- Information provided
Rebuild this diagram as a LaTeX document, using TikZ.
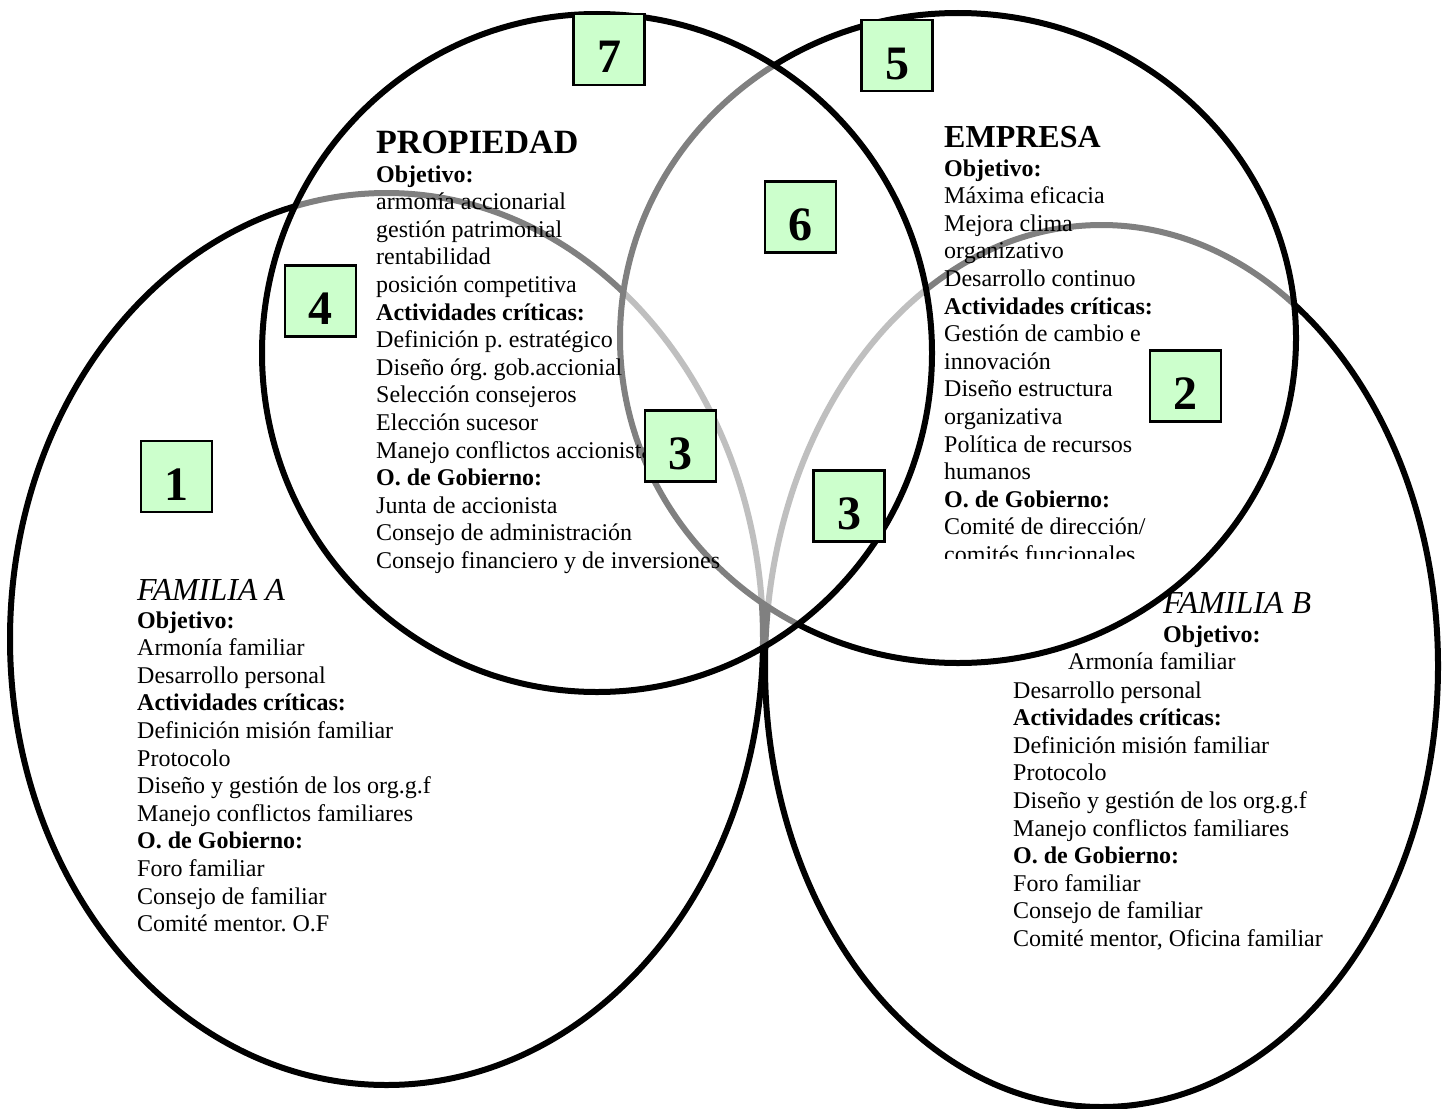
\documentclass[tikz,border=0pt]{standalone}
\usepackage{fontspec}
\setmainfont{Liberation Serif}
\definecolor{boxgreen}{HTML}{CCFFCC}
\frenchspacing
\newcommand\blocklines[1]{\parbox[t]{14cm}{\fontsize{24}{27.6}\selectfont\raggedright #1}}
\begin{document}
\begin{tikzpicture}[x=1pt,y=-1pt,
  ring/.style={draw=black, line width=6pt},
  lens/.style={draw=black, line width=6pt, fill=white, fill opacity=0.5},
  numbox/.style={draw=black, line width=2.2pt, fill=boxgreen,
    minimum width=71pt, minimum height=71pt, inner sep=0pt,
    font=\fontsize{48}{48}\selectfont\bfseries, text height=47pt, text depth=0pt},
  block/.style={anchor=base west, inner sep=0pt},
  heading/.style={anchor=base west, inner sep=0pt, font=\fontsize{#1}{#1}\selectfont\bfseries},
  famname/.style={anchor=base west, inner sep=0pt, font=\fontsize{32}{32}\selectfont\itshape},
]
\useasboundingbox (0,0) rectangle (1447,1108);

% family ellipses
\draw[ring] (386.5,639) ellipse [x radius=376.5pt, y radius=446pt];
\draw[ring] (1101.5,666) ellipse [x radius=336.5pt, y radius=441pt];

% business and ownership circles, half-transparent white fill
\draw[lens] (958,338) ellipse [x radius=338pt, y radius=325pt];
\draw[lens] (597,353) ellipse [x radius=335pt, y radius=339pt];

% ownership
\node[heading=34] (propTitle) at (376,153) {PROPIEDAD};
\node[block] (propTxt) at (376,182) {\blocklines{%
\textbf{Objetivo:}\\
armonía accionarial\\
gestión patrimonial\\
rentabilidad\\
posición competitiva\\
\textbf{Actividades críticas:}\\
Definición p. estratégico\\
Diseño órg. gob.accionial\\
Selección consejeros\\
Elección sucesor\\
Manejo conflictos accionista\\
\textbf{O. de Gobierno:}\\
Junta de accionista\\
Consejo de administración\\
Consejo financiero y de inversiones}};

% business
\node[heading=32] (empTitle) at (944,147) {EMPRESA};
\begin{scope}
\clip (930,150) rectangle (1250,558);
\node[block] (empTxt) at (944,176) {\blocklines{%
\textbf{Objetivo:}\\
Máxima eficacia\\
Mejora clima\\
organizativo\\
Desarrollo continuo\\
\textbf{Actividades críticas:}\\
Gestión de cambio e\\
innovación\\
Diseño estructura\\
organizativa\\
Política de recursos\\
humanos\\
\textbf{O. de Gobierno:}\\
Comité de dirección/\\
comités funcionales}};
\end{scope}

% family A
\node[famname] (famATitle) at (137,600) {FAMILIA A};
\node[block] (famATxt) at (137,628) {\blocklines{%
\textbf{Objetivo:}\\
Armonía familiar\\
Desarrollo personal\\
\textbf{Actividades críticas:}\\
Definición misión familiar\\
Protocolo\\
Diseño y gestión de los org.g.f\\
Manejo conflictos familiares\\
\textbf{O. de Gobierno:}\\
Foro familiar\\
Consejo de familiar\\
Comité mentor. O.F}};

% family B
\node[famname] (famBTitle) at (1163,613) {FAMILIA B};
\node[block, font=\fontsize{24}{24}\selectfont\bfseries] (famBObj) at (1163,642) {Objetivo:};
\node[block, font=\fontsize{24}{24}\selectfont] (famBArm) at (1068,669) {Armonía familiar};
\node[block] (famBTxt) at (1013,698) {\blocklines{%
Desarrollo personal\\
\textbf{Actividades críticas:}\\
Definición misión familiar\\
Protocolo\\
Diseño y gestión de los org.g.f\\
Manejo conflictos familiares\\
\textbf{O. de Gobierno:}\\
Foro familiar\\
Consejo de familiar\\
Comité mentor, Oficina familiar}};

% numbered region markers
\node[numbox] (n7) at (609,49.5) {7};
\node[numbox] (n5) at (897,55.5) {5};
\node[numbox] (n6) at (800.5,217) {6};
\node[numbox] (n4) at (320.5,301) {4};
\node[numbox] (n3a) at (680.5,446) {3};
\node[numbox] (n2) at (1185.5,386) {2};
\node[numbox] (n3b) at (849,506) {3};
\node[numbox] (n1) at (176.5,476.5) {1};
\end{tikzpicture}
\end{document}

- Aim
Give back exactly the lines from the first line of the data through the line with "(0,0) rectangle (1447,1108);", pictures excluded.

- Response for this exercise
Rebuild this diagram as a LaTeX document, using TikZ.
\documentclass[tikz,border=0pt]{standalone}
\usepackage{fontspec}
\setmainfont{Liberation Serif}
\definecolor{boxgreen}{HTML}{CCFFCC}
\frenchspacing
\newcommand\blocklines[1]{\parbox[t]{14cm}{\fontsize{24}{27.6}\selectfont\raggedright #1}}
\begin{document}
\begin{tikzpicture}[x=1pt,y=-1pt,
  ring/.style={draw=black, line width=6pt},
  lens/.style={draw=black, line width=6pt, fill=white, fill opacity=0.5},
  numbox/.style={draw=black, line width=2.2pt, fill=boxgreen,
    minimum width=71pt, minimum height=71pt, inner sep=0pt,
    font=\fontsize{48}{48}\selectfont\bfseries, text height=47pt, text depth=0pt},
  block/.style={anchor=base west, inner sep=0pt},
  heading/.style={anchor=base west, inner sep=0pt, font=\fontsize{#1}{#1}\selectfont\bfseries},
  famname/.style={anchor=base west, inner sep=0pt, font=\fontsize{32}{32}\selectfont\itshape},
]
\useasboundingbox (0,0) rectangle (1447,1108);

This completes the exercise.